═══ PROVIDED DATA
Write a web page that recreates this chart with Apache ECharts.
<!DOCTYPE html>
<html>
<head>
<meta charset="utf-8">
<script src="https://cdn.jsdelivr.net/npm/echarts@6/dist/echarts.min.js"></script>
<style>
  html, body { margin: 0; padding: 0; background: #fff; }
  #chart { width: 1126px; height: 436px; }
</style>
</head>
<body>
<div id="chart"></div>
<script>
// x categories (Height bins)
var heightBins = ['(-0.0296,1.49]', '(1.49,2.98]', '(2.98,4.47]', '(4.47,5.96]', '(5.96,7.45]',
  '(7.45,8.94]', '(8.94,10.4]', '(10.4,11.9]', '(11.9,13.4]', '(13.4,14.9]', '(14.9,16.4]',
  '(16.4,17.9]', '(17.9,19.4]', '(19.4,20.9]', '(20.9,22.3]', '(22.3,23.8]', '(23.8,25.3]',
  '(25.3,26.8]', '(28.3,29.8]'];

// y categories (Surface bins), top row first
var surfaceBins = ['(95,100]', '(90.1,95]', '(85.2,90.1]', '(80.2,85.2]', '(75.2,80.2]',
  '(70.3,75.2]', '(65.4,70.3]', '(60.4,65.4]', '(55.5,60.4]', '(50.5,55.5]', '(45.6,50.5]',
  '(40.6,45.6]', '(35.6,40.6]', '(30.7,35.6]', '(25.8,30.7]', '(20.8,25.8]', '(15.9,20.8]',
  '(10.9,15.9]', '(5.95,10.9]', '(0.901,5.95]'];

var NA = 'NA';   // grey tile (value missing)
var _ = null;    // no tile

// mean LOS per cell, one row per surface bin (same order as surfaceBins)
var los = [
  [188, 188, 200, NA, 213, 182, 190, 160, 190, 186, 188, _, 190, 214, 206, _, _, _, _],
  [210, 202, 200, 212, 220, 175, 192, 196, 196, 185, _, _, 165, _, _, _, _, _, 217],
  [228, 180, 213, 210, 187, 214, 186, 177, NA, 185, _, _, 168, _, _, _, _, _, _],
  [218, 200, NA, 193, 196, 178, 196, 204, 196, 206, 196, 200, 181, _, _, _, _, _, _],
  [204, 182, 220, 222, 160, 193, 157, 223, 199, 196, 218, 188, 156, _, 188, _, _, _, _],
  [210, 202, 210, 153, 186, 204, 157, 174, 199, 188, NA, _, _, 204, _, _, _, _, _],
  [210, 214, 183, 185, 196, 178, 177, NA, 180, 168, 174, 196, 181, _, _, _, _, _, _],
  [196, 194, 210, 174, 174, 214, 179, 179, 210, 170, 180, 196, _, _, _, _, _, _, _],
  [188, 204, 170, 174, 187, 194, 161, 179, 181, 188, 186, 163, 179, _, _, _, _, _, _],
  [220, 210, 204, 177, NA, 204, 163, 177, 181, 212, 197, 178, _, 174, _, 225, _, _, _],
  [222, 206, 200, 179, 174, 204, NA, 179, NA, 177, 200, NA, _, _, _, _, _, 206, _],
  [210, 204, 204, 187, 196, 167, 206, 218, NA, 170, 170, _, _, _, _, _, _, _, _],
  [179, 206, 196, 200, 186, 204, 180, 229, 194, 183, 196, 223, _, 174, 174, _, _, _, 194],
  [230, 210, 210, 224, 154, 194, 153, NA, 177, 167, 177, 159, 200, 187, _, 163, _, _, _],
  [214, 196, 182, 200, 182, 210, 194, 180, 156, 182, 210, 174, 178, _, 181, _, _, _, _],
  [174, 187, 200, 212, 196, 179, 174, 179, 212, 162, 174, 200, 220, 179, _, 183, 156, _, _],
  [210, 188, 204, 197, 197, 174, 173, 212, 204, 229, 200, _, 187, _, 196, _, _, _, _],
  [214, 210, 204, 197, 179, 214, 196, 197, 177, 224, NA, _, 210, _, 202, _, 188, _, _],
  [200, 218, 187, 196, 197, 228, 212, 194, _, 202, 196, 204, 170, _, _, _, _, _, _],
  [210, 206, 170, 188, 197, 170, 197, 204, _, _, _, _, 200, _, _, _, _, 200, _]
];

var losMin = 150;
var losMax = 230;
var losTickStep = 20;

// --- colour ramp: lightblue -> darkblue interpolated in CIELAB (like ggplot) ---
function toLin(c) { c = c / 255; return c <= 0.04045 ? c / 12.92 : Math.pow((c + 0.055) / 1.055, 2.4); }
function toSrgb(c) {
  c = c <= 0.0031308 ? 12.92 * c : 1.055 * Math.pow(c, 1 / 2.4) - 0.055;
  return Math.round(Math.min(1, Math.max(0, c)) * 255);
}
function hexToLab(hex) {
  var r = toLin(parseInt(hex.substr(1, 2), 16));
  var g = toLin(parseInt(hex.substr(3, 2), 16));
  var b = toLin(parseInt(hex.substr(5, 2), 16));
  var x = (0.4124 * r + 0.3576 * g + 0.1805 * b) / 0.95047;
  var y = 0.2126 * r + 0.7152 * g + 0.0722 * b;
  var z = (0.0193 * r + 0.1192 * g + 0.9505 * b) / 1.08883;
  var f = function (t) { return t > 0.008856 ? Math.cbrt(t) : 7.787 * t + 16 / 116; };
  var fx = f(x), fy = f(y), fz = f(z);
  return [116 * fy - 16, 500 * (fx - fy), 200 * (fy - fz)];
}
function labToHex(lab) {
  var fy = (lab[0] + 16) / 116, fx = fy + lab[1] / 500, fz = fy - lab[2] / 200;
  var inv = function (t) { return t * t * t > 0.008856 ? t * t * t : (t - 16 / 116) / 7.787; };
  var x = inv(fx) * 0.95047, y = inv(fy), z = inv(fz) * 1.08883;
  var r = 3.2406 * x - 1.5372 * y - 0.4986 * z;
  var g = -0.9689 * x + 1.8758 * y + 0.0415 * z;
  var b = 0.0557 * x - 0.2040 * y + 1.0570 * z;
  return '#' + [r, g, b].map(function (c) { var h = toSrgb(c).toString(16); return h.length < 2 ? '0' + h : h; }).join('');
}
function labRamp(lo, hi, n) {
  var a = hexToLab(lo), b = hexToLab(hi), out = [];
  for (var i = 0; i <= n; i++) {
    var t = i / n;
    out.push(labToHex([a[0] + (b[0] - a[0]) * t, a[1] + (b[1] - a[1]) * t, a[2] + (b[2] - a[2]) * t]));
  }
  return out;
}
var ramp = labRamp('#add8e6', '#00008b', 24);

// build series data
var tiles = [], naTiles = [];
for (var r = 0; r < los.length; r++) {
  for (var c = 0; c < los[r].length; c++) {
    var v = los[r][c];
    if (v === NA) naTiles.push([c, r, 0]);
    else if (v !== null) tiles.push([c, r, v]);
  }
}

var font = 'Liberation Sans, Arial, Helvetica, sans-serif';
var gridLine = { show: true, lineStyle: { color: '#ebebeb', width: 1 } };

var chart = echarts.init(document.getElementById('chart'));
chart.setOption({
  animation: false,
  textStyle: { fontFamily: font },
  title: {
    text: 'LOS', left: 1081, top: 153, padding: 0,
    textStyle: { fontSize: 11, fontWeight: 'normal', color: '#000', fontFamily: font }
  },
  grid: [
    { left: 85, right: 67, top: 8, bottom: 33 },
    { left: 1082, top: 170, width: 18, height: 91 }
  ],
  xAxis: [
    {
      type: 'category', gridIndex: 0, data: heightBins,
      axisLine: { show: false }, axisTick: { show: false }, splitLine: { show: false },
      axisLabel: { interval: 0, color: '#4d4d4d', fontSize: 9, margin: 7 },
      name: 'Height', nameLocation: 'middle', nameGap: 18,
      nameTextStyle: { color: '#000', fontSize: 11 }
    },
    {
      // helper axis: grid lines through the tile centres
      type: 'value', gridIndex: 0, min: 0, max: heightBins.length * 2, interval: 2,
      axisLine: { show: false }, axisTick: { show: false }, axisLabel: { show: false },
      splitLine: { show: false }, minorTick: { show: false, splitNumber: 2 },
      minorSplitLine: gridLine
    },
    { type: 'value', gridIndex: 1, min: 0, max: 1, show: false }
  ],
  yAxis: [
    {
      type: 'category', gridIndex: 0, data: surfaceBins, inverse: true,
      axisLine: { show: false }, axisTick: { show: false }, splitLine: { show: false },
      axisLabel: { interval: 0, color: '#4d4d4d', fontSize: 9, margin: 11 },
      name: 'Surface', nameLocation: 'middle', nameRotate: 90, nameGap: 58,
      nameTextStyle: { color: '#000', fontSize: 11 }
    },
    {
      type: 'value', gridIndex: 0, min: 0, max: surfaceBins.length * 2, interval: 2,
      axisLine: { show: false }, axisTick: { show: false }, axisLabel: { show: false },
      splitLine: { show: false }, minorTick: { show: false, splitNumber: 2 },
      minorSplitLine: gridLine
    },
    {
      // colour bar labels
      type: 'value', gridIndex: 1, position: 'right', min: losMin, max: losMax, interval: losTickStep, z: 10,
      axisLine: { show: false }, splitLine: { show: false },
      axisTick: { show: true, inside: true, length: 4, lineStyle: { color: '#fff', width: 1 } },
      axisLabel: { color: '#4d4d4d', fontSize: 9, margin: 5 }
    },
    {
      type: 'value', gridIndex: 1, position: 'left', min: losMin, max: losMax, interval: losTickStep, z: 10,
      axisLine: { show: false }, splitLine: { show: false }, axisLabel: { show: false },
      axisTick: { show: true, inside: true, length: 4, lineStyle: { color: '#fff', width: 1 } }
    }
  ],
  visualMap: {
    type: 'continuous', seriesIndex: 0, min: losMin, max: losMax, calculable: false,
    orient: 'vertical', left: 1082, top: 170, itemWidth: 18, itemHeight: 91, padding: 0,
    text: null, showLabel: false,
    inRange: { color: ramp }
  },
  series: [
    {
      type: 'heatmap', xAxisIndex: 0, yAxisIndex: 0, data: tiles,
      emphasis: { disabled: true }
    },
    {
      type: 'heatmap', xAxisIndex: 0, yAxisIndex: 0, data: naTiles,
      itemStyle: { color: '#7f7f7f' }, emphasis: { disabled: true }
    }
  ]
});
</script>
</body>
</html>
══════
═══ PROVIDED DATA
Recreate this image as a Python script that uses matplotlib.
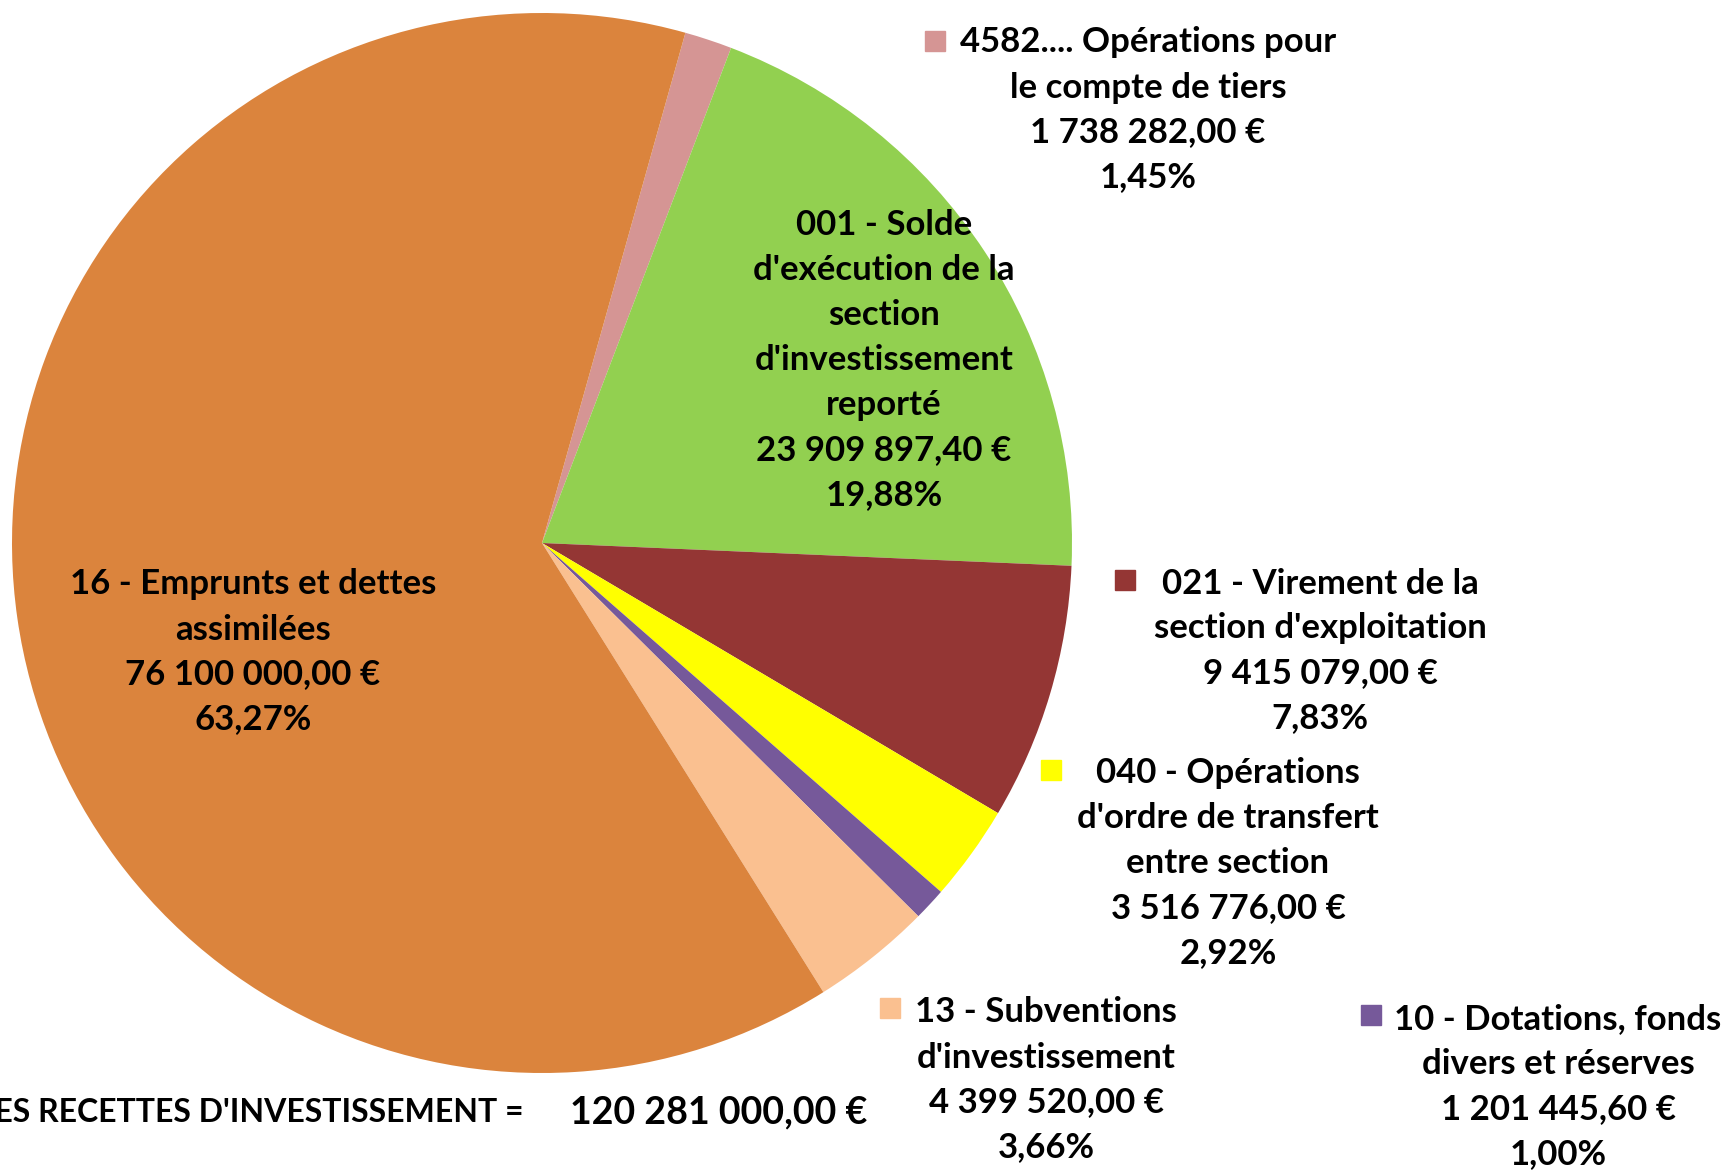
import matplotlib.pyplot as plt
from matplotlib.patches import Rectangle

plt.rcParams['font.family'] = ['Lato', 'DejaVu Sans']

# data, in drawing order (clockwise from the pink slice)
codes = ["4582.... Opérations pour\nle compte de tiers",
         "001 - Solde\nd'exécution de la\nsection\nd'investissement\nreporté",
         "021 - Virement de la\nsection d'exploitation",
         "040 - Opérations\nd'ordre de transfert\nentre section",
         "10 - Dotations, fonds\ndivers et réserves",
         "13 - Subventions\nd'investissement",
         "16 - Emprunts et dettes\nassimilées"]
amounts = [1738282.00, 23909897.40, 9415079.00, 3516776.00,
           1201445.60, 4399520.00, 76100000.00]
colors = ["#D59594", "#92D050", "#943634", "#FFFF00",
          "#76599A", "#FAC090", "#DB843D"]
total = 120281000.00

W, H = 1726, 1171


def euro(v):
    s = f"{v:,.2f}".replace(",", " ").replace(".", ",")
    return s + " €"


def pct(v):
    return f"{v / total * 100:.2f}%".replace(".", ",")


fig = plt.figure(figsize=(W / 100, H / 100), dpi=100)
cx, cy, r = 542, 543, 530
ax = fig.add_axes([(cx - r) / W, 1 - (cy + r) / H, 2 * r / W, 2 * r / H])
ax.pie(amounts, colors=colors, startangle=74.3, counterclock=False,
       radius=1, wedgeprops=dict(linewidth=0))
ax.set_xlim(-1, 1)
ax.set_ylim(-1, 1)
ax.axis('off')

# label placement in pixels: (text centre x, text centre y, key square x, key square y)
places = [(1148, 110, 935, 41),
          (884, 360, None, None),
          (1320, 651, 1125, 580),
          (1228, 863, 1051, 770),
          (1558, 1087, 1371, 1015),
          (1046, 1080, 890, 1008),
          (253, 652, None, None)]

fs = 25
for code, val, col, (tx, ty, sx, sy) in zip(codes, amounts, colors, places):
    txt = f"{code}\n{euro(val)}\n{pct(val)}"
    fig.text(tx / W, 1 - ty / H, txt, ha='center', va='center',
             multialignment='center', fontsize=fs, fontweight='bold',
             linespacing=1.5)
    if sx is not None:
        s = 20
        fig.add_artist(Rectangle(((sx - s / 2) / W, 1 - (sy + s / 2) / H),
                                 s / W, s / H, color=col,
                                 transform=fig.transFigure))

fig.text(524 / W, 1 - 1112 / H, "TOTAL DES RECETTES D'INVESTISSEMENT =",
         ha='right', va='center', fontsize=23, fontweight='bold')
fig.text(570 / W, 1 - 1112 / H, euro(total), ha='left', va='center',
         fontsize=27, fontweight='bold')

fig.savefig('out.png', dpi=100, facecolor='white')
══════
Go through the records above, find every line with the word "this", and list those lines.

Write a web page that recreates this chart with Apache ECharts.
Recreate this image as a Python script that uses matplotlib.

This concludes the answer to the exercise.